Hope’s piece also wanders into a curious geography lesson while mulling Kane’s future. Bayern Munich, he writes, is not Barcelona; the Bundesliga is not LaLiga; Der Klassiker is not El Clasico – “Der Klassiker is Bayern versus Dortmund, by the way.”
The explanation lands with the air of a teacher addressing a room of inattentive pupils. Bayern are painted as “stable,” “familiar,” “logical,” while Barcelona and the Nou Camp are “irresistible.” That’s quite a framing given Bayern went further in last season’s Champions League and collected more trophies. Stability and familiarity tend to be compliments in elite sport. Here, they sound like a slight.
England’s “Boost” and Brazil’s Reality
Across at the Daily Mirror, Matty Hewitt’s take on Brazil’s meeting with Japan adds another layer to the narrative fog. He suggests it “looked as though the Three Lions were going to be given a major boost” when Japan took the lead, with Brazil at risk of going out.
England, of course, lost to Japan just three months ago. Calling Japan a “major boost” for anyone at this point feels like a lazy reflex rather than a considered football judgement. England have beaten Brazil more recently than they have Japan. The old hierarchies do not always survive contact with current form.
From that same match, Jeremy Cross zeroes in on Cunha’s “classy World Cup act” with Tanaka, then folds it into that broader claim that the Brazilian lacks the “grit” to be truly great. It is a tidy story. It just doesn’t stand up to much scrutiny.
A forward who competes at the top level for club and country, who has shown fire in less flattering circumstances, is suddenly accused of softness because he took a few seconds to acknowledge an opponent’s pain. That’s not analysis. It’s projection.
Nagelsmann, a “Snap” and a Headline
Germany’s exit to Paraguay on penalties brought a different kind of character assessment. MailOnline led on the line that Julian Nagelsmann “snaps at female reporter’s questioning” after the defeat, with the added intrigue of Jürgen Klopp supposedly eyeing his job.
Two points jump out. First, the decision to label Lili Engels as a “female reporter” in the headline, when she is referred to simply as a reporter in the body of the piece. The gender tag appears to exist mainly to sit above a picture of a young woman and to change the emotional colouring of the word “snaps.”
Second, the clip of the exchange doesn’t quite match the drama. It shows a slightly tense back-and-forth between a coach under enormous pressure and a journalist doing her job. Nagelsmann looks irritated, yes. But “infuriated”? “Snapping”? It is a long way from a meltdown.
If that is the standard for a “snap,” then a lot of post-match interviews over the years would need reclassifying.

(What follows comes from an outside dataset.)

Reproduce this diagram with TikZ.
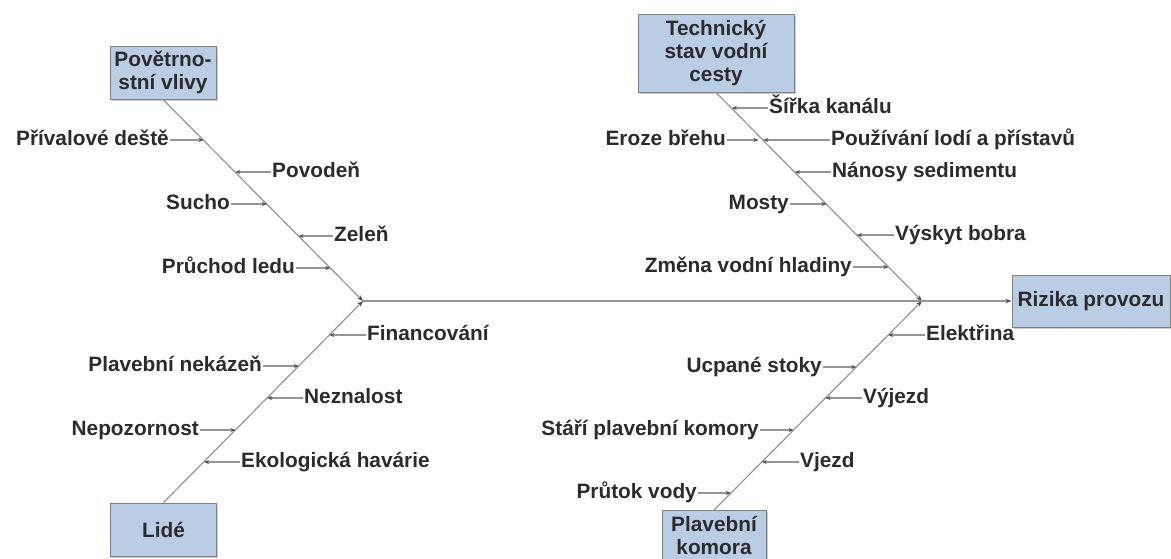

The Fix, the Claims, the Decision
Away from the World Cup giants, the Daily Mirror also reports that FIFA have taken a decision over whether to investigate Algeria’s clash with Austria following match-fixing claims. The headline flags the controversy; the governing body’s response becomes part of the wider noise around a tournament already heavy with off-field narrative.
From Kane’s supposed ego profile to Cunha’s supposed niceness, from Bellingham’s supposed moodiness to Nagelsmann’s supposed fury, one pattern keeps repeating: personality as clickbait, character as a shortcut.
Footballers and managers are being squeezed into ever tighter boxes – too nice, too angry, too petulant, too humble – on the basis of single moments and selective adjectives.
The game itself hasn’t changed. The way it’s being talked about has.